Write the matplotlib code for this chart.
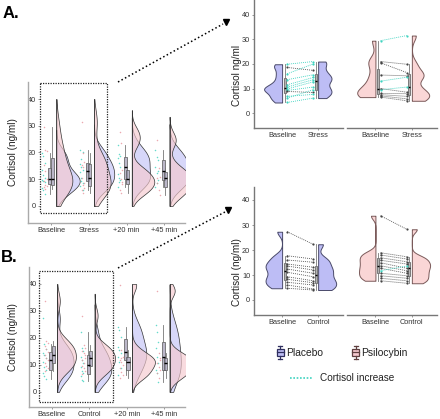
import numpy as np
import matplotlib
matplotlib.use("Agg")
import matplotlib.pyplot as plt
from matplotlib.patches import Rectangle

plt.rcParams['font.family'] = ['Liberation Sans', 'DejaVu Sans']

# ---- data (cortisol, ng/ml) ----
# panel A, paired subjects: baseline vs stress
a_pla_base = [19.9, 18.6, 16.0, 13.6, 11.5, 10.6, 9.8, 9.2, 8.8, 6.8, 6.1, 4.3]
a_pla_stress = [21.0, 17.4, 20.0, 15.6, 14.5, 13.6, 12.7, 10.6, 8.4, 7.6, 9.5, 6.1]
a_psi_base = [29.5, 21.0, 20.5, 15.5, 13.0, 10.0, 9.5, 8.0, 7.5, 7.0, 6.5]
a_psi_stress = [31.6, 19.9, 16.5, 15.2, 14.6, 8.5, 10.6, 7.9, 6.8, 5.8, 5.0]
# panel A, later time points
a_pla_20 = [22.8, 19.4, 18.7, 17.8, 16.0, 14.5, 11.8, 10.4, 9.7, 7.2, 8.9]
a_psi_20 = [27.5, 23.7, 13.5, 12.5, 10.0, 8.2, 6.0, 4.7, 9.0]
a_pla_45 = [20.9, 18.4, 17.2, 14.5, 12.2, 9.7, 7.2, 8.5, 13.0]
a_psi_45 = [24.7, 14.1, 11.0, 8.5, 6.0, 4.1, 10.5]

# panel B, paired subjects: baseline vs control
b_pla_base = [27.3, 17.7, 16.0, 14.4, 13.6, 12.4, 11.1, 9.3, 8.3, 7.1, 6.0, 4.7]
b_pla_ctrl = [22.3, 16.4, 15.1, 13.1, 12.0, 10.7, 9.3, 7.7, 6.9, 6.0, 4.4, 4.0]
b_psi_base = [33.7, 18.9, 18.0, 16.9, 15.9, 14.9, 13.7, 12.7, 11.7, 10.7, 9.7, 8.7, 7.7]
b_psi_ctrl = [28.3, 17.3, 16.4, 15.3, 14.4, 12.7, 11.7, 10.7, 13.6, 9.7, 8.7, 7.7, 6.7]
# panel B, later time points
b_pla_20 = [24.2, 23.0, 20.5, 16.8, 15.6, 14.3, 13.1, 11.2, 8.8, 6.3]
b_psi_20 = [39.6, 15.6, 13.1, 11.9, 11.2, 10.0, 8.8, 7.5, 6.3, 5.1, 12.5]
b_pla_45 = [24.8, 22.3, 18.6, 16.2, 13.1, 10.6, 8.1, 6.9, 3.8]
b_psi_45 = [37.5, 14.3, 11.9, 10.6, 9.4, 8.1, 6.9, 5.1, 12.5]

labels_a = ['Baseline', 'Stress', '+20 min', '+45 min']
labels_b = ['Baseline', 'Control', '+20 min', '+45 min']
y_ticks = [0, 10, 20, 30, 40]

BLUE = (0.74, 0.74, 0.96)
PINK = (0.96, 0.79, 0.81)
TEAL = '#3fd3c0'
PTS_PINK = '#e7959c'

W, H = 440, 419
fig = plt.figure(figsize=(W / 100, H / 100), dpi=100)


def px_axes(x0, y0, x1, y1):
    return fig.add_axes([x0 / W, 1 - y1 / H, (x1 - x0) / W, (y1 - y0) / H])


def kde(vals, trim, adjust=1.0, lo=0, hi=40):
    v = np.asarray(vals, float)
    n = len(v)
    iqr = np.subtract(*np.percentile(v, [75, 25]))
    bw = adjust * 0.9 * min(v.std(ddof=1), iqr / 1.34) * n ** -0.2
    if trim:
        a, b = v.min(), v.max()
    else:
        a, b = v.min() - 3 * bw, v.max() + 3 * bw
    y = np.linspace(max(a, lo), min(b, hi), 200)
    d = np.exp(-0.5 * ((y[:, None] - v[None, :]) / bw) ** 2).sum(1) / (n * bw * np.sqrt(2 * np.pi))
    return y, d


def style_axes(ax, ylim, xlim, spine_col, left=True):
    ax.set_ylim(*ylim)
    ax.set_xlim(*xlim)
    ax.set_facecolor('none')
    for s in ['top', 'right']:
        ax.spines[s].set_visible(False)
    for s in ['left', 'bottom']:
        ax.spines[s].set_color(spine_col)
        ax.spines[s].set_linewidth(1.0)
    ax.tick_params(labelsize=5.3, colors='#888888', labelcolor='#333333',
                   length=1.5, width=0.6, pad=1.2)
    if left:
        ax.set_yticks(y_ticks)
    else:
        ax.spines['left'].set_visible(False)
        ax.set_yticks([])


def small_boxes(ax, data, positions, width, face):
    bp = ax.boxplot(data, positions=positions, widths=width, patch_artist=True,
                    showfliers=False, showcaps=False, manage_ticks=False)
    for b in bp['boxes']:
        b.set_facecolor(face)
        b.set_edgecolor('#555555')
        b.set_linewidth(0.5)
    for w in bp['whiskers']:
        w.set_color('#777777')
        w.set_linewidth(0.6)
    for m in bp['medians']:
        m.set_color('black')
        m.set_linewidth(1.0)


def raincloud(ax, groups, labels):
    # y axis labels sit inside the grey frame line, as in the original
    ax.spines['left'].set_position(('data', 0.70))
    ax.spines['left'].set_visible(False)
    ax.axvline(ax.get_xlim()[0], color='#aaaaaa', lw=1.0, clip_on=False)
    dens = [(kde(p, False, 1.2), kde(q, False, 1.2)) for p, q in groups]
    dmax = max(d.max() for pair in dens for _, d in pair)
    sc = 0.62 / dmax
    for i, ((pla, psi), pair) in enumerate(zip(groups, dens)):
        x = i + 1
        base = x + 0.14
        for (y, d), fc, a in zip(pair, [BLUE, PINK], [0.6, 0.65]):
            ax.fill_betweenx(y, base, base + d * sc, facecolor=fc + (a,),
                             edgecolor='#333333', linewidth=0.5, zorder=2)
        ax.plot([base, base], [0, max(pair[0][0].max(), pair[1][0].max())],
                color='#333333', lw=0.5, zorder=2)
        small_boxes(ax, [pla, psi], [x - 0.03, x + 0.03], 0.08, (0.62, 0.6, 0.7, 0.7))
        for vals, col, off in [(pla, TEAL, -0.2), (psi, PTS_PINK, -0.15)]:
            jit = ((np.arange(len(vals)) % 3) - 1) * 0.035
            ax.scatter(x + off + jit, vals, s=1.2, color=col, alpha=0.8,
                       linewidths=0, zorder=3)
    ax.set_xticks(range(1, len(labels) + 1))
    ax.set_xticklabels(labels)


def paired(ax, pre, post, face, edge, dmax):
    sc = 0.5 / dmax
    yb, db = kde(pre, True, 0.6)
    yp, dp = kde(post, True, 0.6)
    ax.fill_betweenx(yb, 1 - db * sc, 1, facecolor=face, edgecolor=edge, linewidth=0.7)
    ax.fill_betweenx(yp, 2, 2 + dp * sc, facecolor=face, edgecolor=edge, linewidth=0.7)
    small_boxes(ax, [pre, post], [1.07, 1.93], 0.06, (0.7, 0.7, 0.7))
    for a, b in zip(pre, post):
        up = b > a
        ax.plot([1.14, 1.86], [a, b], ls=(0, (1.2, 1.2)), lw=0.6,
                color=TEAL if up else '#555555', zorder=3)
        ax.scatter([1.14, 1.86], [a, b], s=2.5, color=TEAL if up else '#444444',
                   linewidths=0, zorder=4)
    ax.set_xticks([1, 2])


# ---- left panels ----
axA = px_axes(28, 82, 185, 223)
style_axes(axA, (-6.4, 46.4), (0.39, 4.55), '#aaaaaa')
raincloud(axA, [(a_pla_base, a_psi_base), (a_pla_stress, a_psi_stress),
                (a_pla_20, a_psi_20), (a_pla_45, a_psi_45)], labels_a)

axB = px_axes(29, 267, 185, 407)
style_axes(axB, (-5.6, 46.3), (0.39, 4.55), '#aaaaaa')
raincloud(axB, [(b_pla_base, b_psi_base), (b_pla_ctrl, b_psi_ctrl),
                (b_pla_20, b_psi_20), (b_pla_45, b_psi_45)], labels_b)

# ---- right panels (zoom-ins) ----
for (top, bot, ylim, pla, psi, labs) in [
        (0, 128, (-6.1, 46.1), (a_pla_base, a_pla_stress), (a_psi_base, a_psi_stress), labels_a[:2]),
        (187, 315, (-6.0, 45.2), (b_pla_base, b_pla_ctrl), (b_psi_base, b_psi_ctrl), labels_b[:2])]:
    d_all = [kde(v, True, 0.6)[1].max() for v in pla + psi]
    ax1 = px_axes(254, top, 343, bot)
    style_axes(ax1, ylim, (0.22, 2.69), '#777777')
    paired(ax1, pla[0], pla[1], BLUE, '#4a4a6a', max(d_all[:2]))
    ax1.set_xticklabels(labs)
    ax2 = px_axes(347, top, 437, bot)
    style_axes(ax2, ylim, (0.22, 2.69), '#777777', left=False)
    paired(ax2, psi[0], psi[1], (0.98, 0.84, 0.84), '#7a5a5a', max(d_all[2:]))
    ax2.set_xticklabels(labs)

# ---- annotations ----
ov = fig.add_axes([0, 0, 1, 1])
ov.set_xlim(0, W)
ov.set_ylim(H, 0)
ov.axis('off')
ov.set_facecolor('none')

ov.add_patch(Rectangle((40, 83), 67, 130, fill=False, ls=(0, (1, 1)), lw=0.9, ec='#222222'))
ov.add_patch(Rectangle((39, 271), 74, 131, fill=False, ls=(0, (1, 1)), lw=0.9, ec='#222222'))
ov.plot([118, 223], [82, 24], ls=(0, (1, 1.6)), lw=1.1, color='black')
ov.plot([226], [22], marker='v', ms=5, color='black')
ov.plot([118, 225], [268, 212], ls=(0, (1, 1.6)), lw=1.1, color='black')
ov.plot([228], [210], marker='v', ms=5, color='black')

ov.text(3, 13, 'A.', fontsize=12, fontweight='bold', va='center')
ov.text(1, 257, 'B.', fontsize=12, fontweight='bold', va='center')
ov.text(13, 152, 'Cortisol (ng/ml)', fontsize=7.2, rotation=90, ha='center', va='center', color='#222222')
ov.text(13, 337, 'Cortisol (ng/ml)', fontsize=7.2, rotation=90, ha='center', va='center', color='#222222')
ov.text(237, 75, 'Cortisol ng/ml', fontsize=7.2, rotation=90, ha='center', va='center', color='#222222')
ov.text(237, 272, 'Cortisol (ng/ml)', fontsize=7.2, rotation=90, ha='center', va='center', color='#222222')

# legend
for xc, face, edge, txt in [(280, BLUE, '#2f2f5f', 'Placebo'),
                            (355.5, PINK, '#5f3f3f', 'Psilocybin')]:
    ov.add_patch(Rectangle((xc - 3.5, 348.5), 7, 7.5, fc=face, ec=edge, lw=0.9))
    ov.plot([xc - 3.5, xc + 3.5], [352.2, 352.2], color=edge, lw=0.9)
    ov.plot([xc, xc], [346, 348.5], color=edge, lw=0.9)
    ov.plot([xc, xc], [356, 358.5], color=edge, lw=0.9)
    ov.plot([xc - 2, xc + 2], [346, 346], color=edge, lw=0.9)
    ov.plot([xc - 2, xc + 2], [358.5, 358.5], color=edge, lw=0.9)
    ov.text(xc + 6, 352.5, txt, fontsize=7.4, va='center', color='#222222')
ov.plot([290, 312], [378, 378], ls=(0, (1, 1)), lw=1.2, color=TEAL)
ov.text(320, 378, 'Cortisol increase', fontsize=7.2, va='center', color='#222222')

fig.savefig('out.png', dpi=100)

:::::

• The task: Begin at the first line of the data above and repeat each line exactly, stopping after the line containing "a_psi_45 = [24.7, 14.1, 11.0, 8.5, 6.0, 4.1, 10.5]". Omit the pictures.

• Output:
Write the matplotlib code for this chart.
import numpy as np
import matplotlib
matplotlib.use("Agg")
import matplotlib.pyplot as plt
from matplotlib.patches import Rectangle

plt.rcParams['font.family'] = ['Liberation Sans', 'DejaVu Sans']

# ---- data (cortisol, ng/ml) ----
# panel A, paired subjects: baseline vs stress
a_pla_base = [19.9, 18.6, 16.0, 13.6, 11.5, 10.6, 9.8, 9.2, 8.8, 6.8, 6.1, 4.3]
a_pla_stress = [21.0, 17.4, 20.0, 15.6, 14.5, 13.6, 12.7, 10.6, 8.4, 7.6, 9.5, 6.1]
a_psi_base = [29.5, 21.0, 20.5, 15.5, 13.0, 10.0, 9.5, 8.0, 7.5, 7.0, 6.5]
a_psi_stress = [31.6, 19.9, 16.5, 15.2, 14.6, 8.5, 10.6, 7.9, 6.8, 5.8, 5.0]
# panel A, later time points
a_pla_20 = [22.8, 19.4, 18.7, 17.8, 16.0, 14.5, 11.8, 10.4, 9.7, 7.2, 8.9]
a_psi_20 = [27.5, 23.7, 13.5, 12.5, 10.0, 8.2, 6.0, 4.7, 9.0]
a_pla_45 = [20.9, 18.4, 17.2, 14.5, 12.2, 9.7, 7.2, 8.5, 13.0]
a_psi_45 = [24.7, 14.1, 11.0, 8.5, 6.0, 4.1, 10.5]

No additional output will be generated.